According to the judge, Brencola’s blood alcohol content was 0.15 percent, nearly double the legal limit.
The judge said he felt Brencola did show remorse and hopes this will turn her life around.
Friends and family speak after the decision
After the sentencing, Mustang News spoke to Kennedy’s sister and friends.
“I wish we didn’t have to be here. I wish that Kennedy was here and that Gianna didn’t have to be in jail. I don’t feel a sense of resolution knowing that she is being punished. I don’t feel a sense of resolution with this process. I think, like, I’m just glad it’s over,” Wade said. “I really hope that it’s a transformative experience for her and not just, like, seven years wasted.”
Kennedy’s friends gathered around his family and hugged his mother and father, who thanked them for showing their support for their son.
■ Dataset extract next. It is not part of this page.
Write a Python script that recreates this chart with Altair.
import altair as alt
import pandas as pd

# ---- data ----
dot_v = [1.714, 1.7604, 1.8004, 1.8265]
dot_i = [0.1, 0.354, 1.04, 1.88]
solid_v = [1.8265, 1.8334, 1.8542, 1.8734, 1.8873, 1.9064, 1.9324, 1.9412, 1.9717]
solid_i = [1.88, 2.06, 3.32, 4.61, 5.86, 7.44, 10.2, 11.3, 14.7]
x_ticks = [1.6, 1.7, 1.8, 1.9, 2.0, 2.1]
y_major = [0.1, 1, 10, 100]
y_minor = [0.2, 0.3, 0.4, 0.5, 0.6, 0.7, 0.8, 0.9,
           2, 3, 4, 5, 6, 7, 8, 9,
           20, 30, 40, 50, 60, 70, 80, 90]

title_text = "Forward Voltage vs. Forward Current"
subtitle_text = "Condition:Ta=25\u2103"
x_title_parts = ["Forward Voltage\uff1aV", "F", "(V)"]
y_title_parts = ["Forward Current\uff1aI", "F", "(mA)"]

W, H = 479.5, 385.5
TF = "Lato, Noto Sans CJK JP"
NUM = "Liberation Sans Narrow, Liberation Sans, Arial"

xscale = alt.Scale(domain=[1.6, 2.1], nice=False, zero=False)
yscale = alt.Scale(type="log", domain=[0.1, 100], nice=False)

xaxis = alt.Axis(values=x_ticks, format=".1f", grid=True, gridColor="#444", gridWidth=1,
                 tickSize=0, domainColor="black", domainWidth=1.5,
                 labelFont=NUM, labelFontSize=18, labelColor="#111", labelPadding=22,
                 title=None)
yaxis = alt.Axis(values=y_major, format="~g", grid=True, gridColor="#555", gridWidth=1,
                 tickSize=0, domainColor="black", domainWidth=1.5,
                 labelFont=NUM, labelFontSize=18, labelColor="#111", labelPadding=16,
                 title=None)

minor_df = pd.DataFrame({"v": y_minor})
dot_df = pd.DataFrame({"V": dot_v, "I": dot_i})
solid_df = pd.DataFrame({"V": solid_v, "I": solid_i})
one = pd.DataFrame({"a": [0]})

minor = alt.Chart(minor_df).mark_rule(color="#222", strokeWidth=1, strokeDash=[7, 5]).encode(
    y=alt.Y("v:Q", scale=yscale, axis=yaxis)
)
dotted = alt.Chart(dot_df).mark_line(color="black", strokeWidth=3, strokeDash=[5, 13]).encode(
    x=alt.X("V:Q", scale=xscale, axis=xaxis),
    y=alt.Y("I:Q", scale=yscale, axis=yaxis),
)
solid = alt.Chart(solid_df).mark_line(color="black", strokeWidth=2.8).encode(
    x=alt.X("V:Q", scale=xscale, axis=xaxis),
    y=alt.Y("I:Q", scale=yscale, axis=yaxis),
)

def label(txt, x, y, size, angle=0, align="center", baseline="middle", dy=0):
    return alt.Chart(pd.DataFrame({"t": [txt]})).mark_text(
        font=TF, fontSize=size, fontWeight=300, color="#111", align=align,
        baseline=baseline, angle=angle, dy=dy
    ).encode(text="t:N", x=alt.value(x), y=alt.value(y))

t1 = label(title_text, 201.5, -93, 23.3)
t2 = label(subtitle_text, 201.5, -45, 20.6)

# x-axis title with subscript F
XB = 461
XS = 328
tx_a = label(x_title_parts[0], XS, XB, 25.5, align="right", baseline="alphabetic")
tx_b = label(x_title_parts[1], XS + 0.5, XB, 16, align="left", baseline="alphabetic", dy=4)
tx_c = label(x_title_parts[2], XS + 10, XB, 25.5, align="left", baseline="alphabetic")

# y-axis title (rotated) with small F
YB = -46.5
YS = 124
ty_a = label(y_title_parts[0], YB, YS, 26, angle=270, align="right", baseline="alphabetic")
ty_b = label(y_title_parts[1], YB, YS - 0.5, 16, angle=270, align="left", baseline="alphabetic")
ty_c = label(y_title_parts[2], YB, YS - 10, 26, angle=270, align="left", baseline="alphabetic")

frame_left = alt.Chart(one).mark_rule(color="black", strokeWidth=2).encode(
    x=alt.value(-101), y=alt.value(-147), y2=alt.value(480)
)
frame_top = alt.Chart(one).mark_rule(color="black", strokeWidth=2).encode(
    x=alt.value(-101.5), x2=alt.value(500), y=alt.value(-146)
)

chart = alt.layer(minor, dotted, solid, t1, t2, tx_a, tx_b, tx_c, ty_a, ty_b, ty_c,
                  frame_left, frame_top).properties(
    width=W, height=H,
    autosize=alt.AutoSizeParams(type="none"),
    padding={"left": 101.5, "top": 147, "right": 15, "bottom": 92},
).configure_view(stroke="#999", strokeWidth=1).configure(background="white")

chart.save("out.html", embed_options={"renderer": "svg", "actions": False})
“[Landscape architecture students] become a family because we are literally in [the studio] for hours and hours and got to know him very well and saw his spirit through his daily living, his joy that he brought to all of us, so hearing this was really hard,” friend of Kennedy and landscape architecture junior Morgan Tashjian said.
Another friend of Kennedy, sociology junior Chloe Gurgel, shared her admiration for his liveliness and giving character.
“I still feel like it hasn’t really hit me yet,” Gurgel said. “He literally has given his shirt off his back to someone—he has literally done that. He was just the most selfless, unique, special person. I’ve never met anyone like him.”
A bike in memory of Kennedy remains at Front Porch, where he frequently visited.